Revenues began dropping in the late 1940s for several reasons. Many property owners began subdividing large estates in order to pay taxes, while others were destroyed to make room for freeways or other developments. Studios began filming overseas to take advantage of monies raised from foreign exhibition which was forbidden from leaving those countries and helped alleviate tax issues for film conglomerates. Mrs. Turner told the Salt Lake City Tribune on January 2, 1949, “We don’t see why they go overseas. I can duplicate any foreign spot right here.” Around this time, her daughter, Marcia Smith, began assisting her mother in finding and arranging locations for the Bureau.

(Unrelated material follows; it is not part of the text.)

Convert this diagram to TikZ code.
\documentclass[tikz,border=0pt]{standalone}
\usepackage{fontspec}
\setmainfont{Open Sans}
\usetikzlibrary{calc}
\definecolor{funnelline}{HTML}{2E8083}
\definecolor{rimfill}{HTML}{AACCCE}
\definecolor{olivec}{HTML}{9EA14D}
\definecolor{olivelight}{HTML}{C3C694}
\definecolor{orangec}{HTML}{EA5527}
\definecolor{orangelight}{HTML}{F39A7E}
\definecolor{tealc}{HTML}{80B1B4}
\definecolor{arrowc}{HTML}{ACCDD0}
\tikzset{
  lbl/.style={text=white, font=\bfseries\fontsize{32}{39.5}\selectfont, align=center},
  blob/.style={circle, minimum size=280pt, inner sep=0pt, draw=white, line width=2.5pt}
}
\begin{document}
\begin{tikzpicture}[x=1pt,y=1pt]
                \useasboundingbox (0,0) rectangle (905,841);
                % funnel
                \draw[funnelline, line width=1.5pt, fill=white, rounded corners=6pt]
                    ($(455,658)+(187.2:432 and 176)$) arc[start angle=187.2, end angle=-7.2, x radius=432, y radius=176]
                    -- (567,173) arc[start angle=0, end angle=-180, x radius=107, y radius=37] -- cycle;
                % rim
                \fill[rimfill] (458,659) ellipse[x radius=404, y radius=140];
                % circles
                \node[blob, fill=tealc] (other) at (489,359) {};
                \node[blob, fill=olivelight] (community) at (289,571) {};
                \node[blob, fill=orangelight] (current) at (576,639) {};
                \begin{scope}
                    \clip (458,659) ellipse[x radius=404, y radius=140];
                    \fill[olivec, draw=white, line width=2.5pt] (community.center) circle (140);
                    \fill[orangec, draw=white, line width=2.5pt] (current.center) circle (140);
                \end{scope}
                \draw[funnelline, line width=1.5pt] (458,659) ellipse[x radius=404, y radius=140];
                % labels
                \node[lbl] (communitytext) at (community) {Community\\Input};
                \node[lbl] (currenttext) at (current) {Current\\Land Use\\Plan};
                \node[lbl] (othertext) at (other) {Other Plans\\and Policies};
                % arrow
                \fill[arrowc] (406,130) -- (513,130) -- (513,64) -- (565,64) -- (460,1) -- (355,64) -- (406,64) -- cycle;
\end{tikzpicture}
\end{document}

The Daniel Murphy home, The Times, April 5, 1936.
In 1955, Mrs. Turner left the Assistance League to become Executive Director of the California Arboretum Foundation, which she led until 1960. She arranged filming here just as she had for the Assistance League. On November 27, 1970, Mrs. Lee Wray Turner passed away, and she was laid to rest at Forest Lawn Glendale.
In 1970, Mrs. Smith began operating her own film location bureau out of her own home, per an ad in the Pasadena Star-News February 24, 1970, following in her mother’s footsteps.

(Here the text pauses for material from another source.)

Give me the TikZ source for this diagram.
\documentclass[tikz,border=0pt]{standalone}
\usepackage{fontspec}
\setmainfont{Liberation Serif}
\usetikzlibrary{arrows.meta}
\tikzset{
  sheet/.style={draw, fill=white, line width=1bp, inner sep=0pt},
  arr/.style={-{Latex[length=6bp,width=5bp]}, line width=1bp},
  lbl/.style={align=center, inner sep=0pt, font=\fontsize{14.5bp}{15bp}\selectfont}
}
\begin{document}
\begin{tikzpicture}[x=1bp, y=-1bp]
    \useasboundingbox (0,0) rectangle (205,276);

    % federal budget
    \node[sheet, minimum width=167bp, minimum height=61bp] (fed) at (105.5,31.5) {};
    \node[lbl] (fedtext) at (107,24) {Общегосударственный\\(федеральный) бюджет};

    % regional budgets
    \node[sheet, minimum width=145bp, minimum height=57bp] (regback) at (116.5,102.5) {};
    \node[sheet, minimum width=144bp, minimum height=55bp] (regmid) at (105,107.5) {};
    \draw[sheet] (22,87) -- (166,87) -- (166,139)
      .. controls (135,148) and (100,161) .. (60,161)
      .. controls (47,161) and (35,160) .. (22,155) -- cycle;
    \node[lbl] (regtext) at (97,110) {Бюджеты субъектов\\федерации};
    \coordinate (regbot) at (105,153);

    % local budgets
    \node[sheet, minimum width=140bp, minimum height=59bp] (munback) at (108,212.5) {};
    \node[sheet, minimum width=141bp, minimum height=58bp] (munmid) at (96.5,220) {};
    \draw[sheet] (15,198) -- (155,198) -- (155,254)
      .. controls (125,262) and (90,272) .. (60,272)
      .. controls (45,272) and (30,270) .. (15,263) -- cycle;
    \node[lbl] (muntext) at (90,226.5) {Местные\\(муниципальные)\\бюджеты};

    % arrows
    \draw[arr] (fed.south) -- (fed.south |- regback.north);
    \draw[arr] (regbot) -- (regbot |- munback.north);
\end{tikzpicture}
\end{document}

By the time Mrs. Turner moved on to the Arboretum, Los Angeles and other cities had established their own departments for booking shooting at various public sites around the city, as well as establishing the use of permits to film on public streets and other locations. The motion picture industry’s use of location managers escalated, and organizations like Film LA would be formed to assist with location shooting as well.
The Assistance League of Los Angeles innovated the practice of obtaining luxurious estates and ranches for motion picture filming, which now is virtually a necessity for many of these sites to pay bills and maintain the property. Much research still awaits on the history of location filming, and how and when the use of permits was actually established.